Roaster chickens are the best. There’s 4 good meals in one for me and my kids. Roast chicken, with stuffing, mashed, etc on one night, chicken sandwiches for lunch, chicken with pasta for the next dinnner, and once it’s pretty well picked, chicken and rice soup. It’s nt hard to get a good 4 meals for less than $10.
If I an grilling for a crowd, I love to buy whole roaster chickens and cut them up. at $0.79 a lb, I can feed a hell of a lot more people than if I am buying cut up chicken at 2 1/2 bcks a pound, and there’s more selection. It’s generally much better tasting, too.
Purdue! Everything else isn’t as good.
My friends and neighbors thank you..........well that's not quite true, the neighbors are 170,000 broiler/fryers that my friends grow for Perdue!!!
I'll have to try them. I've been using russets.
Now imagine she simply takes a chicken out of the freezer in the morning and puts it in the fridge. When she gets home (earlier, because she didn't stop at KFC), she tosses it in the oven. Then she has time to go get comfy, get some things done, etc. She doesn't have to call the kids to come eat, the chicken will. When they come in the kitchen, lured there by the smell and their empty stomachs, she can give them chores, like set the table, empty the dishwasher, etc. It is nothing to whip up a few sides. Dinner is eaten right after it is cooked, when it tastes best.
I'll try that sometime. It would be nice to speed up the time it takes to roast a chicken.
And leave on the skins, the major source of nutrients in any potato.
LOL, NOT during softball/lacrosse season!
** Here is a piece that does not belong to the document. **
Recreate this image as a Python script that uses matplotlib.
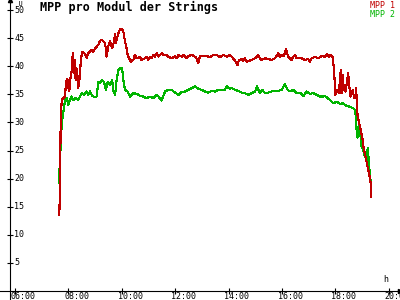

It just doesn’t work!
I'd like to know where this is - anywhere in SE PA or MD the melons are $2 or more per. Not even the Amish sell them for less.
Well, I make my own dirt. Then I make my own chickens from it. I made the diamond for my wife’s ring by squeezing coal with my bare hands.
Damn kids are spoiled today.
Watch out for the redskins with the “gold” flesh. They’re waxy and make really lousy mashies.